Shading Quality: One final 1fps boost for the pile, with the GTX averaging 44fps on Ultra and 45fps on Medium.

AMD FidelityFX Super Resolution 2: Because FSR 2 lowers the game’s rendering resolution before applying upscaling, it’s not usually great at 1080p, at least not compared to 1440p and 4K where the upscaled results will look much sharper. For what it’s worth, the GTX 1060 shot up to 55fps just by setting this to Quality mode, and don’t forget how the RTX 4070 bumped its 4K/Ultra performance up from 60fps to 84fps after the same change.

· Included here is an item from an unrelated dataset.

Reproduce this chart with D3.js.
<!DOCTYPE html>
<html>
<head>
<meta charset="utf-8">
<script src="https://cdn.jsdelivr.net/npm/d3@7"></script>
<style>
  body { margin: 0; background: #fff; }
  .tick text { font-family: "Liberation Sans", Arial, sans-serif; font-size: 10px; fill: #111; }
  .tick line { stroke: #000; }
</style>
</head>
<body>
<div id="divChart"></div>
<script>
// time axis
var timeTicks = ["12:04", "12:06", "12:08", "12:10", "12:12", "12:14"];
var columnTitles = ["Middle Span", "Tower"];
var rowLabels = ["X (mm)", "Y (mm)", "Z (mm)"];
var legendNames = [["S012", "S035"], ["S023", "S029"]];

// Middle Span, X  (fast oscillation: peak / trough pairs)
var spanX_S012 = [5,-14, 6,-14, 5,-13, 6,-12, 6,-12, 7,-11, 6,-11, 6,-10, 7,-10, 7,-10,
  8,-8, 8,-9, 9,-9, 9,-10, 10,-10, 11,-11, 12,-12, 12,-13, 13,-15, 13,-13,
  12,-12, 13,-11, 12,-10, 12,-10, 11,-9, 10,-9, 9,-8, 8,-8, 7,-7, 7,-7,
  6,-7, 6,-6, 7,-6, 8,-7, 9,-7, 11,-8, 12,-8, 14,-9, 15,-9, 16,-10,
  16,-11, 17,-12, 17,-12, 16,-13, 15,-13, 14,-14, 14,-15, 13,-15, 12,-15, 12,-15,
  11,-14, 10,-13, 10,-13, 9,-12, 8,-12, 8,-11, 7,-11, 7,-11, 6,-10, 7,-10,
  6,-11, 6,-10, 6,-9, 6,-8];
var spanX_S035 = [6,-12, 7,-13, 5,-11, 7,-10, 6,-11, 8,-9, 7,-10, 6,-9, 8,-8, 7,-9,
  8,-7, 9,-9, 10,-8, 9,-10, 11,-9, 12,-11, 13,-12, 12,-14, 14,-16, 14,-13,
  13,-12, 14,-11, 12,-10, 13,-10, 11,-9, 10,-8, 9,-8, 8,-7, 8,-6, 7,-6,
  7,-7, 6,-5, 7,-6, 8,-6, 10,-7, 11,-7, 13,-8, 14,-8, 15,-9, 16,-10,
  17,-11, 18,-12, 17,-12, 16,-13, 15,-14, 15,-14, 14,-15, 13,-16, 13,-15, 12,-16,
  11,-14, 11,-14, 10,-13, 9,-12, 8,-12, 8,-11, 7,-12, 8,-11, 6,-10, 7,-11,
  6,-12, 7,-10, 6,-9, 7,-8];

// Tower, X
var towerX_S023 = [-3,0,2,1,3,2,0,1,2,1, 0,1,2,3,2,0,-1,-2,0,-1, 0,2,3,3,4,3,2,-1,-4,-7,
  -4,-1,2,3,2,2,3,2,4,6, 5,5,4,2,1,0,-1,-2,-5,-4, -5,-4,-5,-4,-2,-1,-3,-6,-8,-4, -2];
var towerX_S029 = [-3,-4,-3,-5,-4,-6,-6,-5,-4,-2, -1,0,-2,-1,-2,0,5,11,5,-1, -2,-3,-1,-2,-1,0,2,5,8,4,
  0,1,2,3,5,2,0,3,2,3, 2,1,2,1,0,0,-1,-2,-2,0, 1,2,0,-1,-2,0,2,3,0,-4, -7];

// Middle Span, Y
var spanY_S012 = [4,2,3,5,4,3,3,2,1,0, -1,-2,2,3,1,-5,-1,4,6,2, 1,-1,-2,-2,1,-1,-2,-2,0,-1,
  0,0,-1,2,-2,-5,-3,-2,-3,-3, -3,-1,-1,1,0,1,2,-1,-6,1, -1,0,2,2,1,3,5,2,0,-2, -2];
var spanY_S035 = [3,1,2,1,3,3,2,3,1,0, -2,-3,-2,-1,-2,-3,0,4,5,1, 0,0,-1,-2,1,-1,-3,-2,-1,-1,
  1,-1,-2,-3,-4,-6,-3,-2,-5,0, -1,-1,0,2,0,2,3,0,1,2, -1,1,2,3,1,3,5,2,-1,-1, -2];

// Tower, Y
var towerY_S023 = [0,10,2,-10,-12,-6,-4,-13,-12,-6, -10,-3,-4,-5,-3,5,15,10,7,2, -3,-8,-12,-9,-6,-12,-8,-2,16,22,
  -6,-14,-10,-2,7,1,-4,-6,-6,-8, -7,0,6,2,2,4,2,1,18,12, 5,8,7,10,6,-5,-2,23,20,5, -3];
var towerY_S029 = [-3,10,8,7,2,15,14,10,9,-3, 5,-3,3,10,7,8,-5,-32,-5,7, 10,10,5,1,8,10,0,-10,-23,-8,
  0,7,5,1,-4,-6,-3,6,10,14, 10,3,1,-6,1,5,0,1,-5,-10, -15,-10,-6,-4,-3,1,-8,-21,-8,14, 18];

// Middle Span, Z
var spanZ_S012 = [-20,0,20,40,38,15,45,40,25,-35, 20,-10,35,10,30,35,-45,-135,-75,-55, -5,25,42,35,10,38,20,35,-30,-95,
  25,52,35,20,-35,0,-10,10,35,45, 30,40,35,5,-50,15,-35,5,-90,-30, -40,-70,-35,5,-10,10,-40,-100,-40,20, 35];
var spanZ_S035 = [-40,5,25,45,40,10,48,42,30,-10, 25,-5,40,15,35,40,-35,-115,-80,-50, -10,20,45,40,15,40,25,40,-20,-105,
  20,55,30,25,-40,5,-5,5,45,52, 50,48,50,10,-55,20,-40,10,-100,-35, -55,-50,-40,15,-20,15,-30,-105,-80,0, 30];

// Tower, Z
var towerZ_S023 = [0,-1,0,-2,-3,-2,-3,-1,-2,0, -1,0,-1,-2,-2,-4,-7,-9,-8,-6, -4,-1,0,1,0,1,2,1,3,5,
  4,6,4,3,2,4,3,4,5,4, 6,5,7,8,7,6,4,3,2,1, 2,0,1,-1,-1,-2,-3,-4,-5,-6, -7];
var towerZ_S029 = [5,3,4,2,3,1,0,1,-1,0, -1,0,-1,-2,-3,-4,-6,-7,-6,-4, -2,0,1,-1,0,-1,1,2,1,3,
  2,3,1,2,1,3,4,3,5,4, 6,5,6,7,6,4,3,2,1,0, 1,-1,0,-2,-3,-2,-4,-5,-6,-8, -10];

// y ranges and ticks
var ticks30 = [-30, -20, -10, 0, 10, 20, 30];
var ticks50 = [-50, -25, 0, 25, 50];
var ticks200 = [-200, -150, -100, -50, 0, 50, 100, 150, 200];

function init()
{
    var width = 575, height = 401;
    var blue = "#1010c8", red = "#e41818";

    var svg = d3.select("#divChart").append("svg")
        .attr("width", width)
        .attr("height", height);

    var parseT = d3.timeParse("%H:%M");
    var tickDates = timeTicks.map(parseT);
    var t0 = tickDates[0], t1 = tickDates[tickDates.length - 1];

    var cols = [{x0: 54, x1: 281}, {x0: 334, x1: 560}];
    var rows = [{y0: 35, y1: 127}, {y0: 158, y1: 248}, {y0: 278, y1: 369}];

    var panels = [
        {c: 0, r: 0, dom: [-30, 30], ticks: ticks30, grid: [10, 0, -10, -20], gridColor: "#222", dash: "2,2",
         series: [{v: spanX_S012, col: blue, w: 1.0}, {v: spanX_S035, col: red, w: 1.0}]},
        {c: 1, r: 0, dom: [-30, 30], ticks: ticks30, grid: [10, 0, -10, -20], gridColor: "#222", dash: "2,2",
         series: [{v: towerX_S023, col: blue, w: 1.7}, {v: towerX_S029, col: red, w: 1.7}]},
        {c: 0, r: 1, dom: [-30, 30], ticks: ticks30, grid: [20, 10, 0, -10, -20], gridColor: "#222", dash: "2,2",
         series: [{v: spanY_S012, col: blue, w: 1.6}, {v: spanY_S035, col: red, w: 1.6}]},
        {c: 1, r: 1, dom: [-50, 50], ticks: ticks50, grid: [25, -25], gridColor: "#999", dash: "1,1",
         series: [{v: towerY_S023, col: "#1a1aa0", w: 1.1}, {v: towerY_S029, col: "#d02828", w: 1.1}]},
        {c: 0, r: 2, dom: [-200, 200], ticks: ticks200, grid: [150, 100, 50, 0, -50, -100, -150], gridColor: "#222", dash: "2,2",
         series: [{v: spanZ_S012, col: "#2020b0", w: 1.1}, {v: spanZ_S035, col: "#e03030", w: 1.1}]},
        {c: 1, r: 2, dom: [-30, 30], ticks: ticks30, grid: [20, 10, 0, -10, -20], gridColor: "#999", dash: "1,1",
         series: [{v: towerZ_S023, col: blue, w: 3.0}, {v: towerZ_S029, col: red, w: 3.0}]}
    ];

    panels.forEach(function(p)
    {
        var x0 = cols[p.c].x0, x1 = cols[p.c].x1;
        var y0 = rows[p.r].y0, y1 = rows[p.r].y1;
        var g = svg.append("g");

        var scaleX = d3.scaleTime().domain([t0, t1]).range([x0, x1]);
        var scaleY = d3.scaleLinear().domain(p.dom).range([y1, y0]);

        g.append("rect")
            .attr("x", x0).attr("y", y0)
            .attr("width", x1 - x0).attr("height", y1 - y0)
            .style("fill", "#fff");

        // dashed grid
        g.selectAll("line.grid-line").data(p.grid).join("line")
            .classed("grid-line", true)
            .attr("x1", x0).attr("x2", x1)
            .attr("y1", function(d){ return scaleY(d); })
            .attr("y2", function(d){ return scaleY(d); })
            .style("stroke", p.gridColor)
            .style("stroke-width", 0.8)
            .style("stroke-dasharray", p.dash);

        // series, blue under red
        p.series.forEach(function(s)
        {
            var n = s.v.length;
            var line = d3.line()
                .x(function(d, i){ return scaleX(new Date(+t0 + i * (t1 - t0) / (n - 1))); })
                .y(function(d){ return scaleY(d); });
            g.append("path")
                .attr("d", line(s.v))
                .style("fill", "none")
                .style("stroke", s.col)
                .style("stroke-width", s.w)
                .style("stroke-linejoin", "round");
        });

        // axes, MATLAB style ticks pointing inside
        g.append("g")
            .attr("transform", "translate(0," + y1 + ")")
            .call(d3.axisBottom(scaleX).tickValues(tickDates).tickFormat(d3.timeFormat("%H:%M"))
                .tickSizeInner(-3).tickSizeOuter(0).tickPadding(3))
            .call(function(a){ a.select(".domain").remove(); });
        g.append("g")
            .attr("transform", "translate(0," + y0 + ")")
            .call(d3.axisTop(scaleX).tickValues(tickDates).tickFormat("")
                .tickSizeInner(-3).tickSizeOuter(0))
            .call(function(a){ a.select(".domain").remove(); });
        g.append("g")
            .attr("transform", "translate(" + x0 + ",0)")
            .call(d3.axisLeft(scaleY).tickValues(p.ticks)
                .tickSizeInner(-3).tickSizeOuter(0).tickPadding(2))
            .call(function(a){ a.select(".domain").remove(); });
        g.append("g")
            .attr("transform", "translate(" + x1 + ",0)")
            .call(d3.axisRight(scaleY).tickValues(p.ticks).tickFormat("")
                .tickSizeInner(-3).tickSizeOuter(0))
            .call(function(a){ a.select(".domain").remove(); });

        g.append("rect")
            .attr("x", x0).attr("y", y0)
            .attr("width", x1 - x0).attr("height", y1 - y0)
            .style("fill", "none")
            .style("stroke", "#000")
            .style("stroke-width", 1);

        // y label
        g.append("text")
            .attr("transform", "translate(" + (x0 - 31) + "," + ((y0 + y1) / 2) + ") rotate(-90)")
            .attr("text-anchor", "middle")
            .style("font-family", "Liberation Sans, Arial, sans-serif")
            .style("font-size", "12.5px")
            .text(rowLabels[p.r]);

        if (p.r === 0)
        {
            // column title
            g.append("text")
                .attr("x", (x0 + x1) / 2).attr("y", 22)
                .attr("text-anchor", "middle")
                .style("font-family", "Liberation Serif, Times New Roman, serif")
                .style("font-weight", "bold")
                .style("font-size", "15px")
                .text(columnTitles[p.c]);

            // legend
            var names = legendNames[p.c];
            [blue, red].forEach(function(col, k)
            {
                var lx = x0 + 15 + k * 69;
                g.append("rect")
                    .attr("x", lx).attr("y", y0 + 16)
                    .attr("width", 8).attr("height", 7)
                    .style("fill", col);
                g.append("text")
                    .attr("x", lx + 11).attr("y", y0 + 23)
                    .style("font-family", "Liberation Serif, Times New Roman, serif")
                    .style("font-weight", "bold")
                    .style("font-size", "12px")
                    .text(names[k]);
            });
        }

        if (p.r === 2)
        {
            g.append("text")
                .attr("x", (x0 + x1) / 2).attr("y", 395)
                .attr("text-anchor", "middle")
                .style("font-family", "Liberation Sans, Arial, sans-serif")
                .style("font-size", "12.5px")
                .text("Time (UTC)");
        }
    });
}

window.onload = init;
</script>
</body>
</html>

AMD FidelityFX Variable Shading: Leave this turned on. Disabling it hurts performance rather than helping it (the GTX 1060’s average fell to 42fps) and to my eyes, it didn’t make Dead Island 2 look any better.

Zombies set on fire in a carpark in Dead Island 2

Shadows and Effects are clearly the two biggest suppliers of extra frames once lowered, so I recommend snipping them both to Medium quality. Let’s not ignore the numerous settings that yielded 1-2fps gains, though – combined together, they could add up to a visibly smoothness upgrade, especially on low-end PCs. Here’s that best settings list in full:

  • Motion Blur: 0
  • Shadows: Medium
  • Effects: Medium
  • SSAO: Medium
  • Depth of Field: Medium
  • Shading Quality: Medium
  • Everything else: Ultra

My GTX 1060 setup averaged 77fps with this combination of settings, a level of performance that’s nearly identical to what you’d get from the Medium preset. Except this lets you keep max-quality view distance, textures, foliage, reflections, and a bunch of other goodies.

It’s fine to throw on FSR 2 as well, ideally on Quality mode, though only at 1440p at above. You probably won’t need it at 1080p, and while it won’t turn Dead Island 2 into pixel soup, it will dull the edges of moving and distant objects in more noticeable fashion than it does at higher monitor resolutions.